--- START ---
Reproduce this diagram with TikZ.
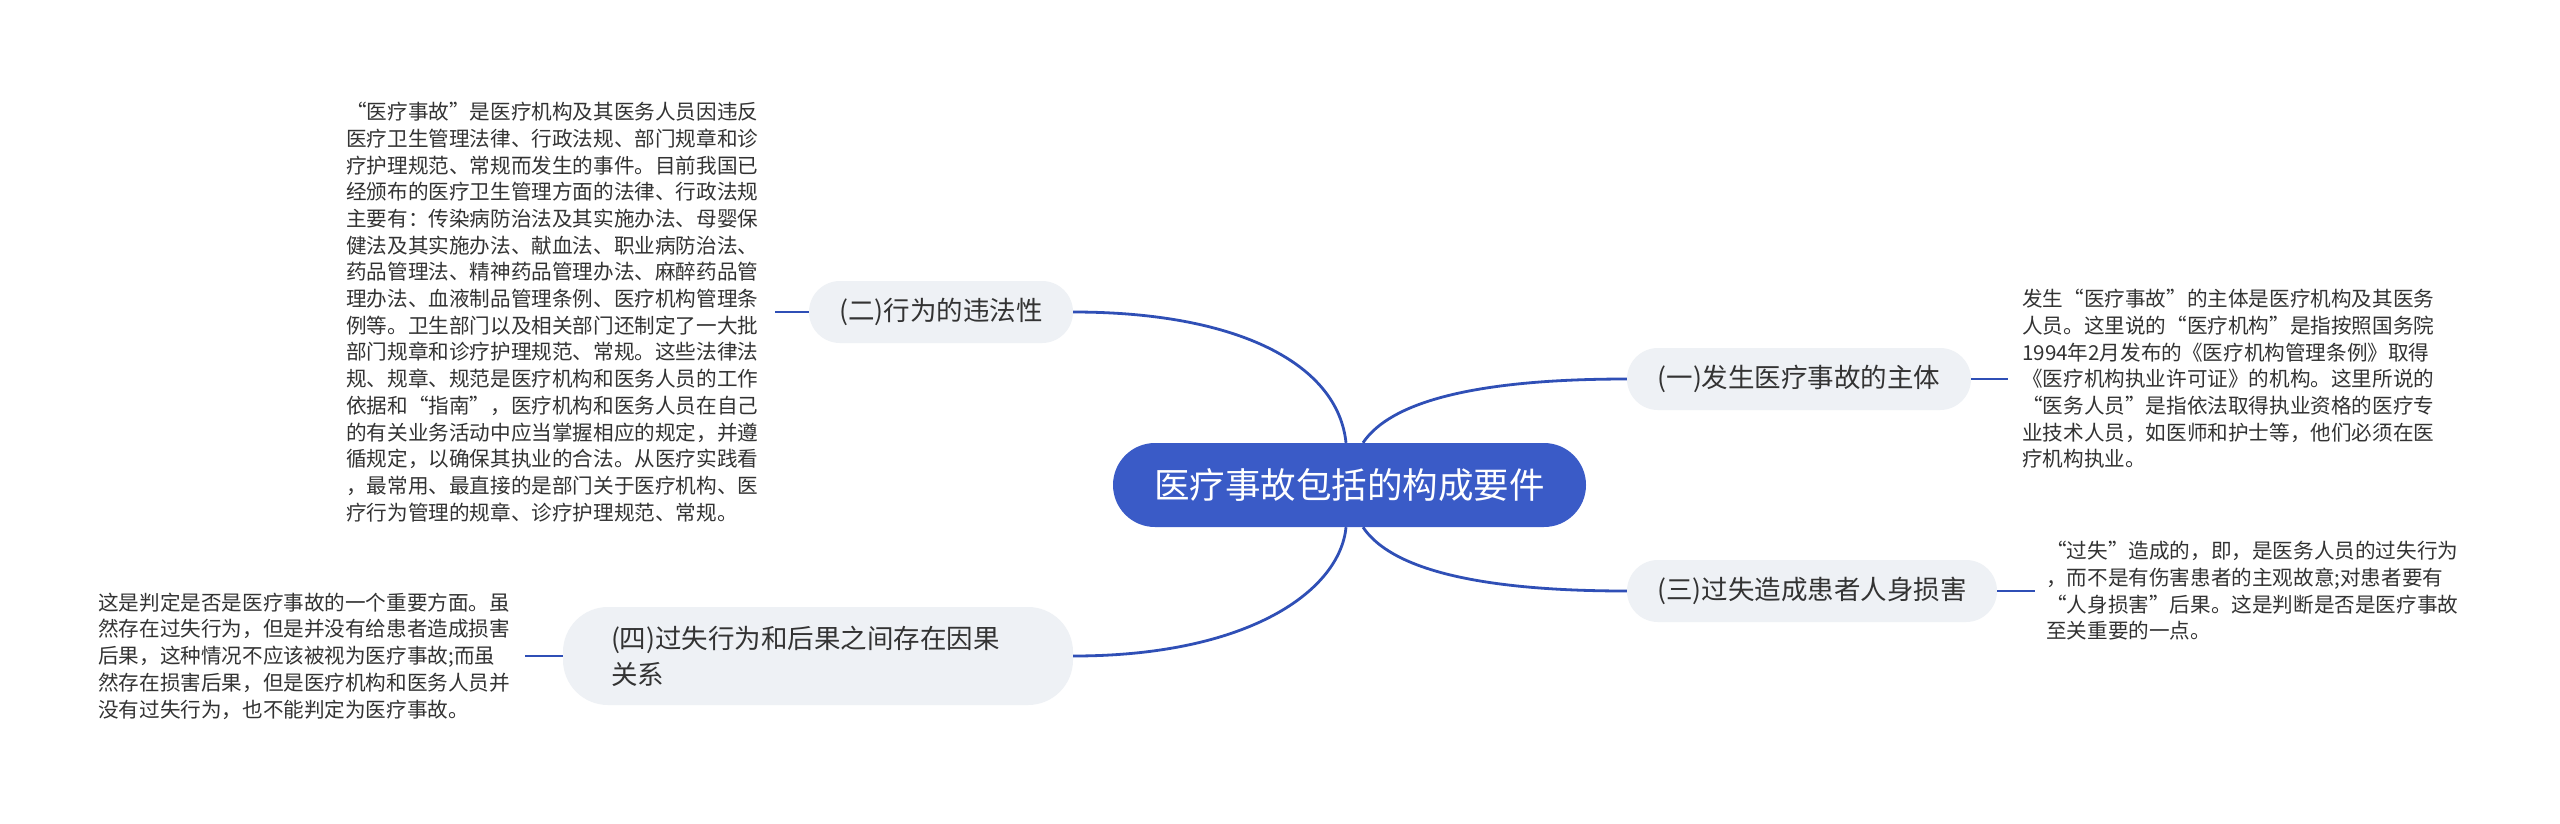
\documentclass[tikz,border=0pt]{standalone}
\usepackage{fontspec}
\setmainfont{Noto Sans CJK SC}
\definecolor{mainblue}{HTML}{3A5BC7}
\definecolor{linkblue}{HTML}{2F4FB6}
\definecolor{subfill}{HTML}{EEF1F5}
\definecolor{txt}{HTML}{333333}
\begin{document}
\begin{tikzpicture}[x=1pt,y=-1pt,
 root/.style={fill=mainblue, text=white, rounded corners=42pt, minimum width=473pt, minimum height=84pt, inner sep=0pt, font=\fontsize{35.5}{40}\selectfont},
 sub/.style={fill=subfill, text=txt, rounded corners=31pt, minimum height=62pt, inner sep=0pt, font=\fontsize{26.5}{36}\selectfont},
 leaf/.style={text=txt, align=left, inner sep=0pt, anchor=west, font=\fontsize{20.6}{26.7}\selectfont},
 link/.style={draw=linkblue, line width=2.8pt},
]
\useasboundingbox[fill=white] (0,0) rectangle (2560,823);

\node[root] (c) at (1349.5,485) {医疗事故包括的构成要件};
\node[sub, minimum width=264pt] (n2) at (941,312) {(二)行为的违法性};
\node[sub, minimum width=344pt] (n1) at (1799,379) {(一)发生医疗事故的主体};
\node[sub, minimum width=370pt] (n3) at (1812,591) {(三)过失造成患者人身损害};
\node[sub, minimum width=510pt, minimum height=98pt, rounded corners=45pt, align=left, text width=414pt] (n4) at (818,656) {(四)过失行为和后果之间存在因果\\关系};

\node[leaf] (l2) at (346,312) {“医疗事故”是医疗机构及其医务人员因违反\\医疗卫生管理法律、行政法规、部门规章和诊\\疗护理规范、常规而发生的事件。目前我国已\\经颁布的医疗卫生管理方面的法律、行政法规\\主要有：传染病防治法及其实施办法、母婴保\\健法及其实施办法、献血法、职业病防治法、\\药品管理法、精神药品管理办法、麻醉药品管\\理办法、血液制品管理条例、医疗机构管理条\\例等。卫生部门以及相关部门还制定了一大批\\部门规章和诊疗护理规范、常规。这些法律法\\规、规章、规范是医疗机构和医务人员的工作\\依据和“指南”，医疗机构和医务人员在自己\\的有关业务活动中应当掌握相应的规定，并遵\\循规定，以确保其执业的合法。从医疗实践看\\，最常用、最直接的是部门关于医疗机构、医\\疗行为管理的规章、诊疗护理规范、常规。};
\node[leaf] (l1) at (2022,379) {发生“医疗事故”的主体是医疗机构及其医务\\人员。这里说的“医疗机构”是指按照国务院\\1994年2月发布的《医疗机构管理条例》取得\\《医疗机构执业许可证》的机构。这里所说的\\“医务人员”是指依法取得执业资格的医疗专\\业技术人员，如医师和护士等，他们必须在医\\疗机构执业。};
\node[leaf] (l3) at (2046,591) {“过失”造成的，即，是医务人员的过失行为\\，而不是有伤害患者的主观故意;对患者要有\\“人身损害”后果。这是判断是否是医疗事故\\至关重要的一点。};
\node[leaf] (l4) at (98,656) {这是判定是否是医疗事故的一个重要方面。虽\\然存在过失行为，但是并没有给患者造成损害\\后果，这种情况不应该被视为医疗事故;而虽\\然存在损害后果，但是医疗机构和医务人员并\\没有过失行为，也不能判定为医疗事故。};

\coordinate (k2) at (775,312);
\coordinate (k1) at (2008,379);
\coordinate (k3) at (2035,591);
\coordinate (k4) at (525,656);

\draw[link] (n2.east) .. controls (1240,312) and (1338,365) .. ([xshift=-3.5pt]c.north);
\draw[link] ([xshift=13.5pt]c.north) .. controls (1385,410) and (1450,379) .. (n1.west);
\draw[link] ([xshift=13.5pt]c.south) .. controls (1385,560) and (1450,591) .. (n3.west);
\draw[link] ([xshift=-3.5pt]c.south) .. controls (1340,590) and (1250,656) .. (n4.east);

\draw[link] (n2.west) -- (k2);
\draw[link] (n1.east) -- (k1);
\draw[link] (n3.east) -- (k3);
\draw[link] (n4.west) -- (k4);
\end{tikzpicture}
\end{document}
--- END ---
Please transcribe the material above exactly as written. Leave the pictures out.

▸ Result for this exercise:
Reproduce this diagram with TikZ.
\documentclass[tikz,border=0pt]{standalone}
\usepackage{fontspec}
\setmainfont{Noto Sans CJK SC}
\definecolor{mainblue}{HTML}{3A5BC7}
\definecolor{linkblue}{HTML}{2F4FB6}
\definecolor{subfill}{HTML}{EEF1F5}
\definecolor{txt}{HTML}{333333}
\begin{document}
\begin{tikzpicture}[x=1pt,y=-1pt,
 root/.style={fill=mainblue, text=white, rounded corners=42pt, minimum width=473pt, minimum height=84pt, inner sep=0pt, font=\fontsize{35.5}{40}\selectfont},
 sub/.style={fill=subfill, text=txt, rounded corners=31pt, minimum height=62pt, inner sep=0pt, font=\fontsize{26.5}{36}\selectfont},
 leaf/.style={text=txt, align=left, inner sep=0pt, anchor=west, font=\fontsize{20.6}{26.7}\selectfont},
 link/.style={draw=linkblue, line width=2.8pt},
]
\useasboundingbox[fill=white] (0,0) rectangle (2560,823);

\node[root] (c) at (1349.5,485) {医疗事故包括的构成要件};
\node[sub, minimum width=264pt] (n2) at (941,312) {(二)行为的违法性};
\node[sub, minimum width=344pt] (n1) at (1799,379) {(一)发生医疗事故的主体};
\node[sub, minimum width=370pt] (n3) at (1812,591) {(三)过失造成患者人身损害};
\node[sub, minimum width=510pt, minimum height=98pt, rounded corners=45pt, align=left, text width=414pt] (n4) at (818,656) {(四)过失行为和后果之间存在因果\\关系};

\node[leaf] (l2) at (346,312) {“医疗事故”是医疗机构及其医务人员因违反\\医疗卫生管理法律、行政法规、部门规章和诊\\疗护理规范、常规而发生的事件。目前我国已\\经颁布的医疗卫生管理方面的法律、行政法规\\主要有：传染病防治法及其实施办法、母婴保\\健法及其实施办法、献血法、职业病防治法、\\药品管理法、精神药品管理办法、麻醉药品管\\理办法、血液制品管理条例、医疗机构管理条\\例等。卫生部门以及相关部门还制定了一大批\\部门规章和诊疗护理规范、常规。这些法律法\\规、规章、规范是医疗机构和医务人员的工作\\依据和“指南”，医疗机构和医务人员在自己\\的有关业务活动中应当掌握相应的规定，并遵\\循规定，以确保其执业的合法。从医疗实践看\\，最常用、最直接的是部门关于医疗机构、医\\疗行为管理的规章、诊疗护理规范、常规。};
\node[leaf] (l1) at (2022,379) {发生“医疗事故”的主体是医疗机构及其医务\\人员。这里说的“医疗机构”是指按照国务院\\1994年2月发布的《医疗机构管理条例》取得\\《医疗机构执业许可证》的机构。这里所说的\\“医务人员”是指依法取得执业资格的医疗专\\业技术人员，如医师和护士等，他们必须在医\\疗机构执业。};
\node[leaf] (l3) at (2046,591) {“过失”造成的，即，是医务人员的过失行为\\，而不是有伤害患者的主观故意;对患者要有\\“人身损害”后果。这是判断是否是医疗事故\\至关重要的一点。};
\node[leaf] (l4) at (98,656) {这是判定是否是医疗事故的一个重要方面。虽\\然存在过失行为，但是并没有给患者造成损害\\后果，这种情况不应该被视为医疗事故;而虽\\然存在损害后果，但是医疗机构和医务人员并\\没有过失行为，也不能判定为医疗事故。};

\coordinate (k2) at (775,312);
\coordinate (k1) at (2008,379);
\coordinate (k3) at (2035,591);
\coordinate (k4) at (525,656);

\draw[link] (n2.east) .. controls (1240,312) and (1338,365) .. ([xshift=-3.5pt]c.north);
\draw[link] ([xshift=13.5pt]c.north) .. controls (1385,410) and (1450,379) .. (n1.west);
\draw[link] ([xshift=13.5pt]c.south) .. controls (1385,560) and (1450,591) .. (n3.west);
\draw[link] ([xshift=-3.5pt]c.south) .. controls (1340,590) and (1250,656) .. (n4.east);

\draw[link] (n2.west) -- (k2);
\draw[link] (n1.east) -- (k1);
\draw[link] (n3.east) -- (k3);
\draw[link] (n4.west) -- (k4);
\end{tikzpicture}
\end{document}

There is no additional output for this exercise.